G20 Makes The Most Of A Formulaic Political Thriller
The Die Hard remix isn’t the action vehicle it could have been, but it’s a lot of fun regardless.

Viola Davis spent the better part of a decade trying to convince the world that she was capable of leading an action film. It shouldn’t have been that difficult to sell her for anything: she’s one of the most decorated actors of her generation, and one of a handful to achieve EGOT status. But changing the way that Black women — dark-skinned Black women and Black women over 40 in particular — are depicted in big Hollywood blockbusters is akin to a Sisyphean task. Even after headlining the subversive Widows, bringing DC’s Amanda Waller into live-action, and championing one of the best actioners of the decade in The Woman King, Davis is still pushing the boulder up that hill. But the struggle isn’t always a struggle: sometimes, it gives us something fun and light like G20, a film that, however messy or misguided, still brings us that much closer to the norm Davis has worked so hard to manifest.
Davis’ latest foray into action has a lot more in common with White House Down than The Woman King. G20 feels like an offering from the alternate universe where Kamala Harris won the U.S. presidency: the allusions to the world we could have had are there for those with eyes to see, but this world is still a ways away from feminist utopia. Davis’ Danielle Sutton is a better POTUS than anyone deserves, a war hero made famous on the cover of TIME, and a mother working hard to raise her two kids. But any way you slice it, she’s got a thankless job. Her headstrong, tech-savvy daughter Serena (Marsai Martin) is constantly undermining her authority, and every day, Sutton has to navigate new doubts about her capabilities as president.

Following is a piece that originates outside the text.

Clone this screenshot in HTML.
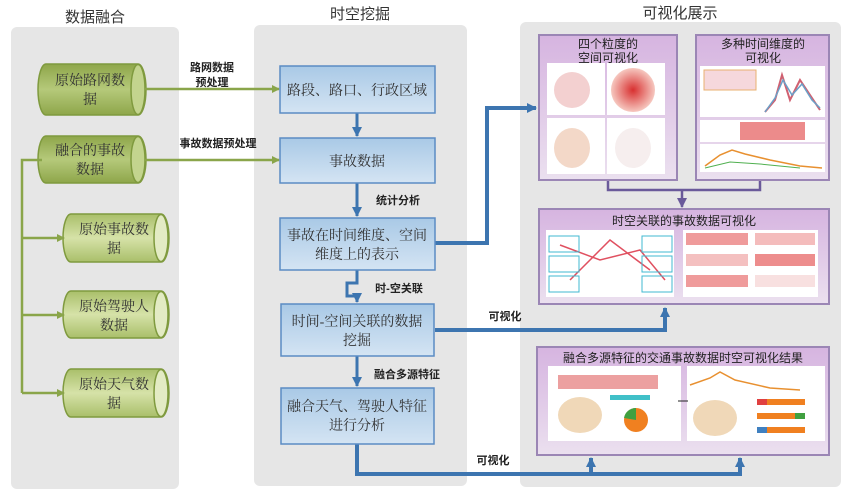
<!DOCTYPE html>
<html><head><meta charset="utf-8"><style>
html,body{margin:0;padding:0;background:#fff;}
svg{display:block;}
text{font-family:"Liberation Sans","Noto Sans CJK SC",sans-serif;}
.sr{font-family:"Liberation Serif","Noto Serif CJK SC",serif;}
</style></head><body>
<svg width="865" height="499" viewBox="0 0 865 499" xmlns="http://www.w3.org/2000/svg">
<defs>
<linearGradient id="gr" x1="0" y1="0" x2="0" y2="1"><stop offset="0" stop-color="#8ea64a"/><stop offset="0.5" stop-color="#b5c97a"/><stop offset="1" stop-color="#8ea64a"/></linearGradient>
<linearGradient id="gr2" x1="0" y1="0" x2="0" y2="1"><stop offset="0" stop-color="#a9bf6a"/><stop offset="0.5" stop-color="#d6e2a8"/><stop offset="1" stop-color="#a9bf6a"/></linearGradient>
<linearGradient id="bl" x1="0" y1="0" x2="0" y2="1"><stop offset="0" stop-color="#a9c9e6"/><stop offset="1" stop-color="#d4e4f3"/></linearGradient>
<linearGradient id="pu" x1="0" y1="0" x2="0" y2="1"><stop offset="0" stop-color="#d6b4e0"/><stop offset="1" stop-color="#ebe0ef"/></linearGradient>
<radialGradient id="red" cx="0.5" cy="0.5" r="0.5"><stop offset="0" stop-color="#d83030"/><stop offset="1" stop-color="#f6c8c0"/></radialGradient>
<marker id="ag" markerWidth="8" markerHeight="8" refX="7" refY="4" orient="auto" markerUnits="userSpaceOnUse"><path d="M0,0 L8,4 L0,8 z" fill="#8aa54a"/></marker>
<marker id="ab" markerWidth="10" markerHeight="10" refX="9" refY="5" orient="auto" markerUnits="userSpaceOnUse"><path d="M0,0 L10,5 L0,10 z" fill="#3d75b0"/></marker>
<marker id="ap" markerWidth="10" markerHeight="10" refX="9" refY="5" orient="auto" markerUnits="userSpaceOnUse"><path d="M0,0 L10,5 L0,10 z" fill="#6a5a9a"/></marker>
</defs>
<rect x="11" y="27" width="168" height="462" rx="6" fill="#e6e6e6"/>
<rect x="254" y="25" width="213" height="461" rx="6" fill="#e6e6e6"/>
<rect x="520" y="22" width="321" height="465" rx="6" fill="#e6e6e6"/>
<text x="95" y="22" font-size="15" text-anchor="middle" fill="#333">数据融合</text>
<text x="360" y="19" font-size="15" text-anchor="middle" fill="#333">时空挖掘</text>
<text x="680" y="18" font-size="15" text-anchor="middle" fill="#333">可视化展示</text>

<g stroke="#7f9a3e" stroke-width="1.5">
<path d="M46,64 H138 A8,25.5 0 0 1 138,115 H46 A8,25.5 0 0 1 46,64 z" fill="url(#gr)"/>
<ellipse cx="138" cy="89.5" rx="7" ry="25" fill="#c3d48e"/>
<path d="M46,136 H138 A8,23.5 0 0 1 138,183 H46 A8,23.5 0 0 1 46,136 z" fill="url(#gr)"/>
<ellipse cx="138" cy="159.5" rx="7" ry="23" fill="#c3d48e"/>
<path d="M71,214 H161 A8,24 0 0 1 161,262 H71 A8,24 0 0 1 71,214 z" fill="url(#gr2)"/>
<ellipse cx="161" cy="238" rx="7" ry="23.5" fill="#e3ebc4"/>
<path d="M71,291 H161 A8,23.5 0 0 1 161,338 H71 A8,23.5 0 0 1 71,291 z" fill="url(#gr2)"/>
<ellipse cx="161" cy="314.5" rx="7" ry="23" fill="#e3ebc4"/>
<path d="M71,369 H161 A8,24 0 0 1 161,417 H71 A8,24 0 0 1 71,369 z" fill="url(#gr2)"/>
<ellipse cx="161" cy="393" rx="7" ry="23.5" fill="#e3ebc4"/>
</g>
<g font-size="14" text-anchor="middle" fill="#333" class="sr">
<text class="sr" x="90" y="85">原始路网数</text><text class="sr" x="90" y="104">据</text>
<text class="sr" x="90" y="155">融合的事故</text><text class="sr" x="90" y="174">数据</text>
<text class="sr" x="114" y="234">原始事故数</text><text class="sr" x="114" y="253">据</text>
<text class="sr" x="114" y="311">原始驾驶人</text><text class="sr" x="114" y="330">数据</text>
<text class="sr" x="114" y="389">原始天气数</text><text class="sr" x="114" y="408">据</text>
</g>
<g stroke="#8aa54a" stroke-width="2.5" fill="none">
<path d="M42,160 H22 V393"/>
<path d="M22,238 H64" marker-end="url(#ag)"/>
<path d="M22,315 H64" marker-end="url(#ag)"/>
<path d="M22,393 H64" marker-end="url(#ag)"/>
<path d="M145,89 H279" marker-end="url(#ag)"/>
<path d="M145,160 H279" marker-end="url(#ag)"/>
</g>
<g font-size="11" font-weight="bold" fill="#222" text-anchor="middle">
<text x="212" y="71">路网数据</text><text x="212" y="86">预处理</text>
<text x="218" y="147">事故数据预处理</text>
<text x="398" y="204">统计分析</text>
<text x="399" y="292">时-空关联</text>
<text x="407" y="378">融合多源特征</text>
<text x="505" y="320">可视化</text>
<text x="493" y="464">可视化</text>
</g>
<g stroke="#3d75b0" stroke-width="3" fill="none">
<path d="M357,113 V136" marker-end="url(#ab)"/>
<path d="M357,183 V216" marker-end="url(#ab)"/>
<path d="M357,270 V283 H347 V296 H357 V302" />
<path d="M357,296 V302" marker-end="url(#ab)"/>
<path d="M357,356 V386" marker-end="url(#ab)"/>
<path d="M435,243 H487 V108 H536" stroke-width="4" marker-end="url(#ab)"/>
<path d="M435,330 H665 V308" stroke-width="4" marker-end="url(#ab)"/>
<path d="M357,444 V474 H740 V458" stroke-width="4" marker-end="url(#ab)"/>
<path d="M591,474 V458" stroke-width="4" marker-end="url(#ab)"/>
</g>
<g fill="url(#bl)" stroke="#5b8cc4" stroke-width="1.5">
<rect x="280" y="66" width="155" height="47"/>
<rect x="280" y="138" width="155" height="45"/>
<rect x="280" y="218" width="155" height="52"/>
<rect x="281" y="304" width="153" height="52"/>
<rect x="281" y="388" width="153" height="56"/>
</g>
<g font-size="14" text-anchor="middle" fill="#333">
<text class="sr" x="357" y="95">路段、路口、行政区域</text>
<text class="sr" x="357" y="166">事故数据</text>
<text class="sr" x="357" y="240">事故在时间维度、空间</text><text class="sr" x="357" y="259">维度上的表示</text>
<text class="sr" x="357" y="326">时间-空间关联的数据</text><text class="sr" x="357" y="345">挖掘</text>
<text class="sr" x="357" y="411">融合天气、驾驶人特征</text><text class="sr" x="357" y="430">进行分析</text>
</g>
<g stroke="#6a5a9a" stroke-width="2.5" fill="none">
<path d="M608,180 V190 H760 V180"/>
<path d="M682,190 V207" marker-end="url(#ap)"/>
</g>
<g fill="url(#pu)" stroke="#9b86b5" stroke-width="2">
<rect x="539" y="35" width="138" height="145"/>
<rect x="696" y="35" width="133" height="145"/>
<rect x="539" y="209" width="290" height="95"/>
<rect x="537" y="347" width="292" height="108"/>
</g>
<g font-size="12" text-anchor="middle" fill="#222">
<text x="608" y="48">四个粒度的</text><text x="608" y="62">空间可视化</text>
<text x="763" y="48">多种时间维度的</text><text x="763" y="62">可视化</text>
<text x="684" y="225">时空关联的事故数据可视化</text>
<text x="683" y="362">融合多源特征的交通事故数据时空可视化结果</text>
</g>
<g fill="#fff">
<rect x="547" y="63" width="58" height="52"/><rect x="607" y="63" width="58" height="52"/>
<rect x="547" y="118" width="58" height="56"/><rect x="607" y="118" width="58" height="56"/>
<rect x="700" y="66" width="125" height="51"/><rect x="700" y="120" width="125" height="22"/><rect x="700" y="144" width="125" height="28"/>
<rect x="546" y="230" width="128" height="67"/><rect x="683" y="230" width="135" height="67"/>
<rect x="548" y="366" width="133" height="75"/><rect x="687" y="366" width="138" height="75"/>
</g>
<g>
<ellipse cx="572" cy="90" rx="18" ry="18" fill="#f3d0d0"/>
<ellipse cx="633" cy="90" rx="22" ry="22" fill="url(#red)"/>
<ellipse cx="572" cy="148" rx="18" ry="20" fill="#f3d8c8"/>
<ellipse cx="633" cy="148" rx="18" ry="20" fill="#f6eeee"/>
<rect x="704" y="70" width="52" height="20" fill="#f6d8dc" stroke="#e8b070" stroke-width="1"/>
<path d="M765,112 L775,100 L782,75 L790,100 L800,80 L810,95 L820,110" stroke="#d06070" stroke-width="2" fill="none"/>
<path d="M765,112 L775,98 L783,80 L792,95 L802,84 L812,100 L820,108" stroke="#6aa0c8" stroke-width="1.5" fill="none"/>
<rect x="740" y="122" width="65" height="18" fill="#e45a5a" opacity="0.7"/>
<path d="M705,166 L720,155 L732,150 L745,154 L770,160 L800,166 L822,168" stroke="#e89030" stroke-width="1.5" fill="none"/>
<path d="M705,168 L730,162 L760,164 L800,168" stroke="#50b050" stroke-width="1" fill="none"/>
<path d="M560,245 L600,260 L640,250 L665,280 M570,280 L610,240 L650,270" stroke="#e05060" stroke-width="1.5" fill="none"/>
<rect x="549" y="236" width="30" height="16" fill="none" stroke="#40b8d0"/><rect x="549" y="256" width="30" height="16" fill="none" stroke="#40b8d0"/><rect x="549" y="276" width="30" height="16" fill="none" stroke="#40b8d0"/>
<rect x="642" y="236" width="30" height="16" fill="none" stroke="#40b8d0"/><rect x="642" y="256" width="30" height="16" fill="none" stroke="#40b8d0"/><rect x="642" y="276" width="30" height="16" fill="none" stroke="#40b8d0"/>
<rect x="686" y="233" width="62" height="12" fill="#e87070" opacity="0.7"/><rect x="755" y="233" width="60" height="12" fill="#f0a0a0" opacity="0.7"/>
<rect x="686" y="254" width="62" height="12" fill="#f4c0c0"/><rect x="755" y="254" width="60" height="12" fill="#e87070" opacity="0.8"/>
<rect x="686" y="275" width="62" height="12" fill="#e87070" opacity="0.7"/><rect x="755" y="275" width="60" height="12" fill="#f8e0e0"/>
<rect x="558" y="375" width="100" height="14" fill="#e06060" opacity="0.6"/>
<ellipse cx="580" cy="415" rx="22" ry="18" fill="#f0d8b8"/>
<circle cx="636" cy="420" r="12" fill="#f08020"/><path d="M636,420 L636,408 A12,12 0 0 0 624,418 z" fill="#40a040"/>
<rect x="610" y="395" width="40" height="5" fill="#40c0c8"/>
<path d="M690,385 L710,378 L720,372 L735,380 L770,388 L800,390" stroke="#e89030" stroke-width="1.5" fill="none"/>
<ellipse cx="715" cy="418" rx="22" ry="18" fill="#f0d8b8"/>
<rect x="757" y="399" width="48" height="6" fill="#f08020"/><rect x="757" y="413" width="48" height="6" fill="#f08020"/><rect x="757" y="427" width="48" height="6" fill="#f08020"/>
<rect x="757" y="399" width="10" height="6" fill="#e04040"/><rect x="795" y="413" width="10" height="6" fill="#40a040"/><rect x="757" y="427" width="10" height="6" fill="#4080c0"/>
<line x1="678" y1="401" x2="688" y2="401" stroke="#222"/>
</g>
</svg>
</body></html>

Save for her loving husband Derek (Anthony Anderson, playing it straight for once), her devoted bodyguard Manny (Ramón Rodríguez, with whom Davis has infinitely more chemistry), and her Treasury Secretary (Elizabeth Marvel), no one respects Sutton’s attempts to actually change the world for the better. Still, that’s not stopping her from trying to solve world hunger, even if her strategy has more than a few holes in it. Her latest proposition, the “Together Plan,” will somehow use cryptocurrency to bolster the lives of working-class farmers around the world. The longer you think about this strategy, the less sense it actually makes — but in this universe, it’s a viable answer to a global issue, and Sutton intends to get other world leaders to agree at the upcoming G20 Summit in Cape Town, South Africa.

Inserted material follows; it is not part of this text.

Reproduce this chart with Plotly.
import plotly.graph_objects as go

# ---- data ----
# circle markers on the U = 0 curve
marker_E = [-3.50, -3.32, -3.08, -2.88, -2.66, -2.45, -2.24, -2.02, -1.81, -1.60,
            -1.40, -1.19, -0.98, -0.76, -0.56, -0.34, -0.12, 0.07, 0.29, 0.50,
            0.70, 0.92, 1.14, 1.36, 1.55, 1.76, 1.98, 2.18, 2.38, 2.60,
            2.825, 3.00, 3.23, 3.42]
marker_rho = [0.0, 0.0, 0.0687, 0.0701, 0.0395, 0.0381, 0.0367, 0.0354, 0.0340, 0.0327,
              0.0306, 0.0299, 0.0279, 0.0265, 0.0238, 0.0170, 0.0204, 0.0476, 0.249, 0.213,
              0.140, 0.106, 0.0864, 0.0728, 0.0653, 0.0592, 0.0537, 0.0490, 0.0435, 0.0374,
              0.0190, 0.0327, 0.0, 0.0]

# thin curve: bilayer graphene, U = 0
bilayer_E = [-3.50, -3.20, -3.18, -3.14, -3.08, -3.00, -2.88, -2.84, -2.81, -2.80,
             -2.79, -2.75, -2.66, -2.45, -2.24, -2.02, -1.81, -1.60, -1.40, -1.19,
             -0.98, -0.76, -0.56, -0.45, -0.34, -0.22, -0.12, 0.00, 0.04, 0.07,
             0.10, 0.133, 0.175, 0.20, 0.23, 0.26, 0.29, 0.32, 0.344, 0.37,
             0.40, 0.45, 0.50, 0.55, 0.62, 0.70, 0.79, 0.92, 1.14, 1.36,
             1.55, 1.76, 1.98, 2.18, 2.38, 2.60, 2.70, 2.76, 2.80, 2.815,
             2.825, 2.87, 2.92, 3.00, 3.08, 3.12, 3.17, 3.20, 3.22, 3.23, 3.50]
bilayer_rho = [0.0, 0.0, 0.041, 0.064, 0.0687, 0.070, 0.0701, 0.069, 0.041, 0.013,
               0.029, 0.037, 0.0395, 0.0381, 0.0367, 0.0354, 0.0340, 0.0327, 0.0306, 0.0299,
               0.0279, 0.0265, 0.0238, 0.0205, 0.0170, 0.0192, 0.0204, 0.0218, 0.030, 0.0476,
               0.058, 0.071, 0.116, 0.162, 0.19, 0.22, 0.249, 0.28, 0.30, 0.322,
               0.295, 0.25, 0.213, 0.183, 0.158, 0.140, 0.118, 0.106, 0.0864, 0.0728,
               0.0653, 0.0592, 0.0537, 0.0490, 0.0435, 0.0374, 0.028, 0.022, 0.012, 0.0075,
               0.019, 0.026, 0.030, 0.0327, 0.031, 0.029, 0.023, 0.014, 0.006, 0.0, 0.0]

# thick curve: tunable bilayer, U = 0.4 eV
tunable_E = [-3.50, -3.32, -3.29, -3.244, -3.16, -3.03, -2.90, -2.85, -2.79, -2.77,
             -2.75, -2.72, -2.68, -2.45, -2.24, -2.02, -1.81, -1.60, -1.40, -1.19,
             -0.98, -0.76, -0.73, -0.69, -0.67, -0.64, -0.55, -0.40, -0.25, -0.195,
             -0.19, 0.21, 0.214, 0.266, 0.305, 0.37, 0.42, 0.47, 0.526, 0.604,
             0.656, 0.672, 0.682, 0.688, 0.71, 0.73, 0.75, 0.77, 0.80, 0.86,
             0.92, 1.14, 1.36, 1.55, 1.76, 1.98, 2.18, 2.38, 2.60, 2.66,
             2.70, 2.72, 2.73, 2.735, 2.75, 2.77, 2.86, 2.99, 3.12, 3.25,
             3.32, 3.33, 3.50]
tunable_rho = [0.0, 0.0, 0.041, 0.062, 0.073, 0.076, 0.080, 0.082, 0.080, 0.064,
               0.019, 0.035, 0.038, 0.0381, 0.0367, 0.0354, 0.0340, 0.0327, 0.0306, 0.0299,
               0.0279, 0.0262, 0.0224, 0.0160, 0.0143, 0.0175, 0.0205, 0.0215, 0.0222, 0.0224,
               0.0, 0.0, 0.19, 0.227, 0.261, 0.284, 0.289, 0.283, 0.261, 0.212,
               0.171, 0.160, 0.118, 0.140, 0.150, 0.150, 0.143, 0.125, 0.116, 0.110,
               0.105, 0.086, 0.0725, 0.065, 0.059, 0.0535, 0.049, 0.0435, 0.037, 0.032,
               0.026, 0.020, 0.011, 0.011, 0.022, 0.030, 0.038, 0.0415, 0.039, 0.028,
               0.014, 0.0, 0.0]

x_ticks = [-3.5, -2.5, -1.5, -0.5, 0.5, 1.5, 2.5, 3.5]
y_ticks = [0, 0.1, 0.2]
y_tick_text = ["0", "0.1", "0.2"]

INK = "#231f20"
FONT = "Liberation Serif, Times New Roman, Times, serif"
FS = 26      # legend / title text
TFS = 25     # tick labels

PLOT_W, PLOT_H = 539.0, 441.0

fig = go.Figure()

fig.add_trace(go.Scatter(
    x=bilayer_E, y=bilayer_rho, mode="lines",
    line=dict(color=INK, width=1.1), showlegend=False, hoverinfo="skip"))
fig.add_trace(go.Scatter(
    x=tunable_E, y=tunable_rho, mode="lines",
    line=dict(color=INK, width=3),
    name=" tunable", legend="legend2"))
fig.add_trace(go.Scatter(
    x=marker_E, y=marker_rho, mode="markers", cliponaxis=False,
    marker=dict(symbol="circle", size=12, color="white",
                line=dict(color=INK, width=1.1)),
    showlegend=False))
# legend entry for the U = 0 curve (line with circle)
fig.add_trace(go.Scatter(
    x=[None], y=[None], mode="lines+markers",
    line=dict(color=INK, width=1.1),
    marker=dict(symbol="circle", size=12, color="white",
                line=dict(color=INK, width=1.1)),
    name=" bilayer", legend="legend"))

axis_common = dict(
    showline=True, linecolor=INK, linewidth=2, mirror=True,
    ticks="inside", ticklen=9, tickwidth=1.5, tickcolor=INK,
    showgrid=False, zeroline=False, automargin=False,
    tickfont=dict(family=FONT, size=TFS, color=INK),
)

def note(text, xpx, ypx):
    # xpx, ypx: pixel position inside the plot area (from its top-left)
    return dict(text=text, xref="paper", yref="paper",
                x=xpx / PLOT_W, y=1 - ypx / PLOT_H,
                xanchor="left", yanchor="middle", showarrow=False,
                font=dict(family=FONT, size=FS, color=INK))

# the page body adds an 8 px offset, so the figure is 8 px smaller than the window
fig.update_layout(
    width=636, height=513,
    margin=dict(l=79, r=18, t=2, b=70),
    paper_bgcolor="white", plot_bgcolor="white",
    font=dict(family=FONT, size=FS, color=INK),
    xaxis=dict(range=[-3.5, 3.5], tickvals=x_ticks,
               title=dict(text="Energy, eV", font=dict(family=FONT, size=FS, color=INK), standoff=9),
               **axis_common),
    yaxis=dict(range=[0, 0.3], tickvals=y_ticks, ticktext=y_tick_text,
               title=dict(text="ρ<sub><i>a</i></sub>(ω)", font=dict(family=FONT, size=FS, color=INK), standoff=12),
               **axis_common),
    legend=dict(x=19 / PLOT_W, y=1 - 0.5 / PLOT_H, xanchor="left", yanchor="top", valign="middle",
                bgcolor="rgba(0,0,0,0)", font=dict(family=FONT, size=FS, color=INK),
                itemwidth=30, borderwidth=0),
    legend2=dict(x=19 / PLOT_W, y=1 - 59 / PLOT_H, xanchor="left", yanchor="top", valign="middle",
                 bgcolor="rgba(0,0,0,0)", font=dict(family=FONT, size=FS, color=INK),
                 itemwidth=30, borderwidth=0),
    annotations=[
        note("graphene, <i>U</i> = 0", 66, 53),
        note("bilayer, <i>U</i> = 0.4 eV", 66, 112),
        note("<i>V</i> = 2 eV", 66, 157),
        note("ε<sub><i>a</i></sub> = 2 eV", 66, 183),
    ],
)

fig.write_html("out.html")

As with our own universe, Sutton’s plan is soon threatened by a blonde menace obsessed with money and supremacy. That he just so happens to be played by Antony Starr (who became the defining villain of our era for playing a supe-ified Trump on The Boys) is just a happy coincidence, but it’s one that makes G20 a much better film than it could have been. Starr is just as compelling as he’s always been, even if his Rutledge is a stock villain plucked straight out of the ‘90s. He’s an ex-military savant with a chip on his shoulder, determined to destroy the world and avenge a tragedy from his past. While Sutton wants to use crypto to spread the wealth, Rutledge wants to crash the global economy and get rich doing it. G20 spends a lot of time explaining the intricacies of his plan for the financially disinclined (it has something to do with stocks, deepfake, and AI), but it all begins when he storms the titular event and takes its high-value guests hostage.

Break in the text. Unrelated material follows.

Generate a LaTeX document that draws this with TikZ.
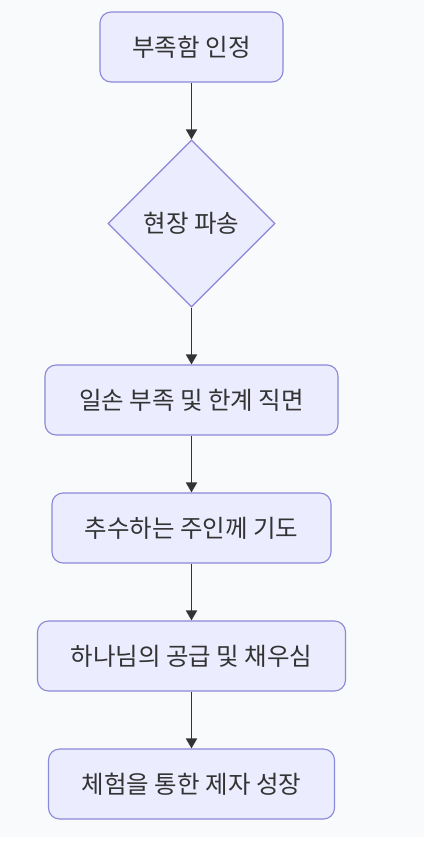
\documentclass[tikz,border=0pt]{standalone}
\usepackage{fontspec}
\newfontfamily\kr{Noto Sans CJK KR}
\usetikzlibrary{shapes.geometric,arrows.meta}
\definecolor{bgc}{HTML}{F9FAFC}
\definecolor{nfill}{HTML}{ECECFF}
\definecolor{nline}{HTML}{8A88D8}
\definecolor{txt}{HTML}{333333}
\begin{document}
\begin{tikzpicture}[x=1pt,y=-1pt,
  box/.style={draw=nline,fill=nfill,line width=1.1pt,rounded corners=11pt,minimum height=70pt,inner sep=0pt,text=txt,font=\kr\fontsize{24.5}{28}\selectfont},
  dia/.style={draw=nline,fill=nfill,line width=1.1pt,diamond,minimum width=167pt,minimum height=167pt,inner sep=0pt,text=txt,font=\kr\fontsize{24.5}{28}\selectfont},
  arr/.style={draw=txt,line width=1.6pt,-{Triangle[length=10pt,width=11pt]}}]
\fill[white] (0,0) rectangle (424,850);
\fill[bgc] (0,0) rectangle (424,837);
\useasboundingbox (0,0) rectangle (424,850);
\node[box,minimum width=183pt] (n1) at (191.5,47) {부족함 인정};
\node[dia] (n2) at (191.5,223.5) {현장 파송};
\node[box,minimum width=293pt] (n3) at (191.5,400) {일손 부족 및 한계 직면};
\node[box,minimum width=279pt] (n4) at (191.5,528) {추수하는 주인께 기도};
\node[box,minimum width=308pt] (n5) at (191.5,656) {하나님의 공급 및 채우심};
\node[box,minimum width=286pt] (n6) at (191.5,784) {체험을 통한 제자 성장};
\draw[arr] (n1) -- (n2);
\draw[arr] (n2) -- (n3);
\draw[arr] (n3) -- (n4);
\draw[arr] (n4) -- (n5);
\draw[arr] (n5) -- (n6);
\end{tikzpicture}
\end{document}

The Boys’ Antony Starr makes the best of a cliched villain role.
Sutton, girlboss that she is, manages to escape the melee with Manny, the British prime minister (Douglas Hodge), the First Lady of South Korea (MeeWha Alana Lee), and the head of the IMF (Sabrina Impacciatore). This unlikely group — alongside Sutton’s husband, kids, and two hypercapable hotel staffers (Theo Bongani Ndyalvane and Noxolo Dlamini) — becomes the last line of defense against Rutledge’s insurrection. If this sounds like a lot to keep track of, that’s because it definitely is, and G20 doesn’t stop here. The film packs even more subplots into its 100-minute runtime: for every scene where our heroes overexplain their escape plot, there’s one that checks in with Sutton’s vice president (Clark Gregg) as he watches the chaos unfold from Washington, D.C. All this exposition doesn’t leave a lot of room for action — though when the film does give Davis, Rodríguez, or Starr the space to get physical, all its moving pieces find some much-needed synergy.
G20 is tackling some of the bleaker hot topics of the decade, but the film, against all odds, refuses to fall prey to cynicism. Its optimism lends it the kind of charm that usually escapes political thrillers altogether: its script, penned at turns by four screenwriters, finds nuance in its feminist conceit, while its majority-female cast turns what could have been caricatures into living, breathing, endearing heroines. Its South African setting also infuses a new perspective to your garden variety Die Hard remix. Davis isn’t the only Black character who gets to save the day with dignity, and for all G20’s flaws, it does deserve credit for prioritizing that.